Meeting Abstract
S5.3 Wednesday, Jan. 5 At-scale artificial insect wings by microfabrication techniques TANAKA, H*; WOOD, R J; Harvard University; Harvard University tanaka@seas.harvard.edu
Insect wings have complex morphologies such as vein networks and 3-D surface profiles. Since wings lack muscles to actively change the wing shape, these wing structures determine the stiffness and hence the deformations due to fluid and inertial forces experienced during flight. It is reasonable to assume that the insect flight apparatus has evolved to enhance flight performance, but the contributions of these aspects of wing morphology to flight function are still unclear. To explore this question and simultaneously elucidate design principles for robotic insects, we fabricated at-scale artificial insect wings and compared different wing designs using mechanical flappers. Artificial models allow us to study the role of key features in otherwise overly-complicated natural wings and test them under controlled conditions.
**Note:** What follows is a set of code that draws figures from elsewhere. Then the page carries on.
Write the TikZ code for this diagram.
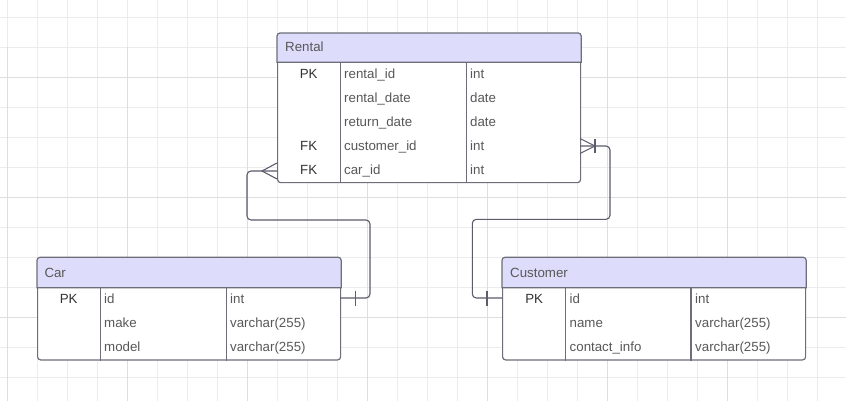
\documentclass[tikz,border=0pt]{standalone}
\usepackage{fontspec}
\setmainfont{Liberation Sans}
\usetikzlibrary{calc}

\definecolor{headfill}{RGB}{221,221,251}
\definecolor{boxline}{RGB}{110,110,122}
\definecolor{relline}{RGB}{92,92,108}
\definecolor{attrgray}{RGB}{88,88,88}
\definecolor{keygray}{RGB}{50,50,50}
\definecolor{gridminor}{RGB}{236,236,236}
\definecolor{gridmajor}{RGB}{222,222,222}

\begin{document}
\begin{tikzpicture}[x=1pt, y=-1pt, every node/.style={font=\fontsize{13.3}{16}\selectfont, inner sep=0pt},
	tablebox/.style={draw=boxline, line width=1.2pt, fill=white, rounded corners=3pt, anchor=north west, minimum width=303pt},
	headbox/.style={fill=headfill, draw=boxline, line width=1.2pt},
	colline/.style={draw=boxline, line width=1.1pt},
	headtext/.style={anchor=base west, text=attrgray},
	keytext/.style={anchor=base, text=keygray},
	attrtext/.style={anchor=base west, text=attrgray},
	relation/.style={draw=relline, line width=1.1pt}]
	
	% background and grid
	\fill[white] (0,0) rectangle (846,400);
	\useasboundingbox (0,0) rectangle (846,400);
	\draw[gridminor, line width=0.8pt, step=30pt, shift={(7.3pt,-17.3pt)}] (-30,430) grid (870,-30);
	\draw[gridmajor, line width=0.9pt, step=120pt, shift={(7.3pt,-77.3pt)}] (-30,430) grid (870,-30);
	
	% Rental table
	\node[tablebox, minimum height=149pt] (rental) at (277,33) {};
	\filldraw[headbox] ($(rental.north west)+(0,29.3)$) [rounded corners=3pt] -- (rental.north west) -- (rental.north east) [sharp corners] -- ($(rental.north east)+(0,29.3)$) -- cycle;
	\draw[colline] ($(rental.north west)+(63.3,29.3)$) -- ($(rental.south west)+(63.3,0)$);
	\draw[colline] ($(rental.north west)+(189.3,29.3)$) -- ($(rental.south west)+(189.3,0)$);
	\node[headtext] (rentalhead) at (285,51.7) {Rental};
	\node[keytext] (rentalpk) at (308.7,78.3) {PK};
	\node[keytext] (rentalfka) at (308.7,150.3) {FK};
	\node[keytext] (rentalfkb) at (308.7,174.3) {FK};
	\node[attrtext] (rentalid) at (344,78.3) {rental\_id};
	\node[attrtext] (rentaldate) at (344,102.3) {rental\_date};
	\node[attrtext] (returndate) at (344,126.3) {return\_date};
	\node[attrtext] (rentalcustomer) at (344,150.3) {customer\_id};
	\node[attrtext] (rentalcar) at (344,174.3) {car\_id};
	\node[attrtext] (rentalidtype) at (470,78.3) {int};
	\node[attrtext] (rentaldatetype) at (470,102.3) {date};
	\node[attrtext] (returndatetype) at (470,126.3) {date};
	\node[attrtext] (rentalcustomertype) at (470,150.3) {int};
	\node[attrtext] (rentalcartype) at (470,174.3) {int};
	
	% Car table
	\node[tablebox, minimum height=102pt] (car) at (37,257.3) {};
	\filldraw[headbox] ($(car.north west)+(0,30.4)$) [rounded corners=3pt] -- (car.north west) -- (car.north east) [sharp corners] -- ($(car.north east)+(0,30.4)$) -- cycle;
	\draw[colline] ($(car.north west)+(63.3,30.4)$) -- ($(car.south west)+(63.3,0)$);
	\draw[colline] ($(car.north west)+(189.3,30.4)$) -- ($(car.south west)+(189.3,0)$);
	\node[headtext] (carhead) at (44.3,277) {Car};
	\node[keytext] (carpk) at (68.7,303.4) {PK};
	\node[attrtext] (carid) at (104,303.4) {id};
	\node[attrtext] (carmake) at (104,327.4) {make};
	\node[attrtext] (carmodel) at (104,351.4) {model};
	\node[attrtext] (caridtype) at (230,303.4) {int};
	\node[attrtext] (carmaketype) at (230,327.4) {varchar(255)};
	\node[attrtext] (carmodeltype) at (230,351.4) {varchar(255)};
	
	% Customer table
	\node[tablebox, minimum height=102pt] (customer) at (502,257.3) {};
	\filldraw[headbox] ($(customer.north west)+(0,30.4)$) [rounded corners=3pt] -- (customer.north west) -- (customer.north east) [sharp corners] -- ($(customer.north east)+(0,30.4)$) -- cycle;
	\draw[colline] ($(customer.north west)+(63.7,30.4)$) -- ($(customer.south west)+(63.7,0)$);
	\draw[colline] ($(customer.north west)+(189,30.4)$) -- ($(customer.south west)+(189,0)$);
	\node[headtext] (customerhead) at (510,277) {Customer};
	\node[keytext] (customerpk) at (534.2,303.4) {PK};
	\node[attrtext] (customerid) at (569.5,303.4) {id};
	\node[attrtext] (customername) at (569.5,327.4) {name};
	\node[attrtext] (customercontact) at (569.5,351.4) {contact\_info};
	\node[attrtext] (customeridtype) at (695,303.4) {int};
	\node[attrtext] (customernametype) at (695,327.4) {varchar(255)};
	\node[attrtext] (customercontacttype) at (695,351.4) {varchar(255)};
	
	% relation ends
	\coordinate (carfk) at (277,171);
	\coordinate (carkey) at (340,298);
	\coordinate (customerfk) at (580,146);
	\coordinate (customerkey) at (502,298);
	
	% Rental -- Car (many to one)
	\draw[relation, rounded corners=4pt] (carfk) -| (247,220) -| (370,298) -- (carkey);
	\draw[relation] ($(carfk)+(0,-8)$) -- ($(carfk)+(-15,0)$) -- ($(carfk)+(0,8)$);
	\draw[relation] ($(carkey)+(15.5,-7.5)$) -- ($(carkey)+(15.5,7.5)$);
	
	% Rental -- Customer (one-or-many to one)
	\draw[relation, rounded corners=4pt] (customerfk) -| (610,219.3) -| (472.3,298) -- (customerkey);
	\draw[relation] ($(customerfk)+(0,-7.5)$) -- ($(customerfk)+(15,0)$) -- ($(customerfk)+(0,7.5)$);
	\draw[relation] ($(customerfk)+(15,-7)$) -- ($(customerfk)+(15,7)$);
	\draw[relation] ($(customerkey)+(-15,-7.5)$) -- ($(customerkey)+(-15,7.5)$);
\end{tikzpicture}
\end{document}
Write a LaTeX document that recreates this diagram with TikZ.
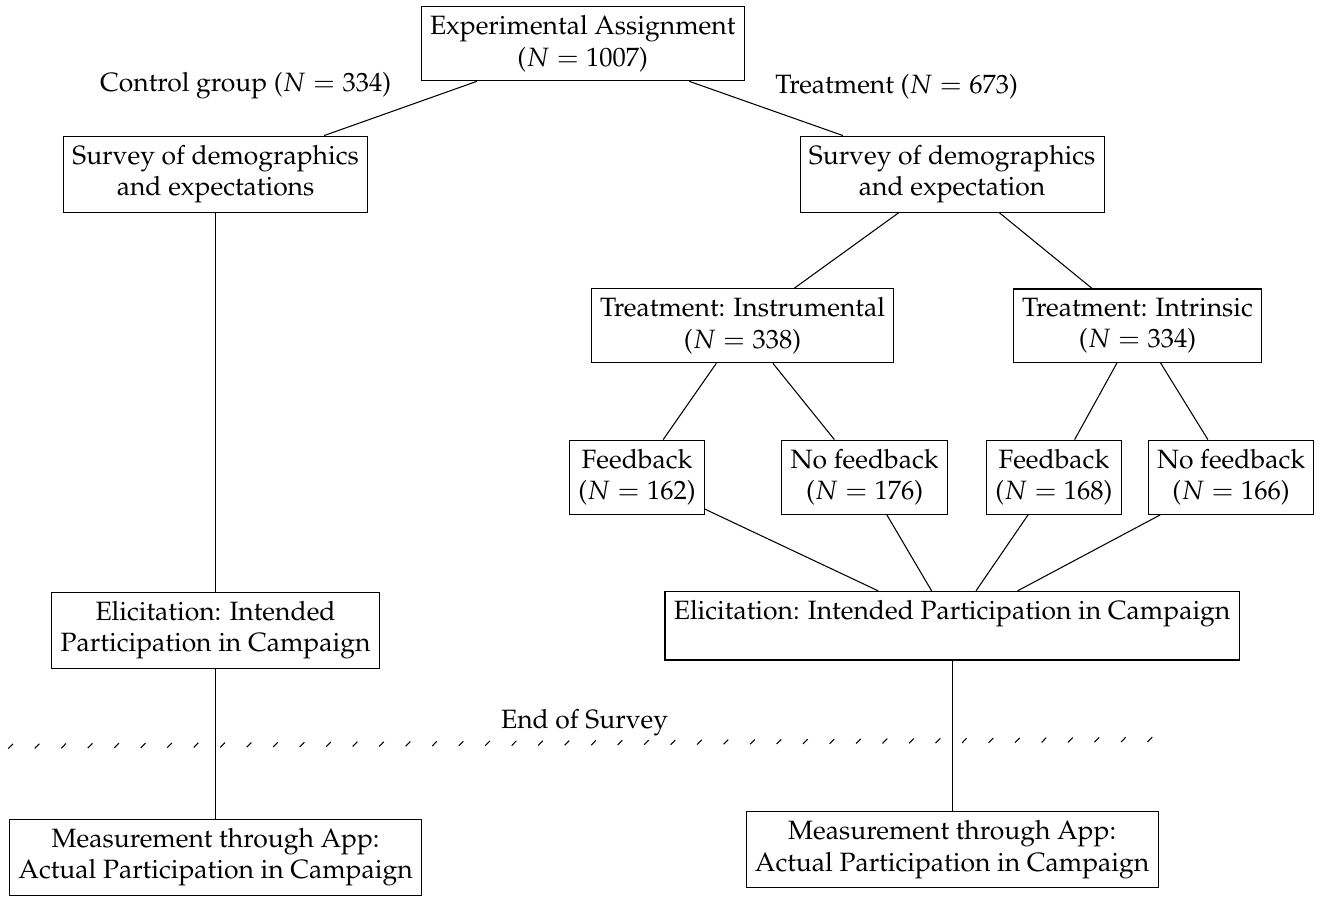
\documentclass[tikz,border=0pt]{standalone}
\usepackage{amssymb}
\usepackage{amsmath}
\usepackage[T1]{fontenc}
\usepackage{mathpazo}
\usepackage{tikz}
\usetikzlibrary{decorations.pathreplacing}

\begin{document}
\begin{tikzpicture}
\tikzset{box/.style = {shape=rectangle,draw,align=center}}
\tikzset{link/.style = {-}}
\tikzset{cutline/.style = {decorate,decoration={border,segment length=10pt,amplitude=2.5pt,angle=45}}}
\useasboundingbox (0,0) rectangle (17.51,-11.90);
\node[box] (assign) at (7.73,-0.58) {Experimental Assignment\\($N=1007$)};
\node[box] (survL) at (2.86,-2.31) {Survey of demographics\\and expectations};
\node[box] (survR) at (12.63,-2.31) {Survey of demographics\\and expectation};
\node[box] (instr) at (9.85,-4.32) {Treatment: Instrumental\\($N=338$)};
\node[box] (intr) at (15.09,-4.32) {Treatment: Intrinsic\\($N=334$)};
\node[box] (fbI) at (8.45,-6.33) {Feedback\\($N=162$)};
\node[box] (nofbI) at (11.47,-6.33) {No feedback\\($N=176$)};
\node[box] (fbE) at (13.98,-6.33) {Feedback\\($N=168$)};
\node[box] (nofbE) at (16.33,-6.33) {No feedback\\($N=166$)};
\node[box] (elicL) at (2.86,-8.36) {Elicitation: Intended\\Participation in Campaign};
\node[box] (elicR) at (12.63,-8.30) {Elicitation: Intended Participation in Campaign\\\mbox{}};
\node[box] (measL) at (2.86,-11.37) {Measurement through App:\\Actual Participation in Campaign};
\node[box] (measR) at (12.63,-11.27) {Measurement through App:\\Actual Participation in Campaign};
\coordinate (endL) at (0.11,-9.93);
\coordinate (endR) at (15.40,-9.84);
\draw[link] (assign) to node[above left] {Control group ($N=334$)} (survL);
\draw[link] (assign) to node[above right] {Treatment ($N=673$)} (survR);
\draw[link] (survR) to (instr);
\draw[link] (survR) to (intr);
\draw[link] (instr) to (fbI);
\draw[link] (instr) to (nofbI);
\draw[link] (intr) to (fbE);
\draw[link] (intr) to (nofbE);
\draw[link] (fbI) to (elicR);
\draw[link] (nofbI) to (elicR);
\draw[link] (fbE) to (elicR);
\draw[link] (nofbE) to (elicR);
\draw[link] (survL) to (elicL);
\draw[link] (elicL) to (measL);
\draw[link] (elicR) to (measR);
\draw[cutline] (endL) -- node[above] {End of Survey} (endR);
\end{tikzpicture}
\end{document}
Technical challenges for fabrication of at-scale wings include the creation of micron-order veins and membranes onto various 3D surface topologies. Artificial wings were realized by a polymer micromolding technique, in which polymer veins and membrane are simultaneously formed with micromolds. The micromolds were created by laser scanning ablation or anisotropic plasma etching. In this talk, two examples of fabrication and experiments using artificial insect wings, mimicking a hoverfly and swallowtail butterfly, will be demonstrated. For the swallowtail butterfly, the effect of venation on flight performance was investigated using a flight-worthy flapping-wing robot. For the hoverfly, the effect of 3-D corrugation on stiffness and the resulting deformation was examined using a tethered flapper.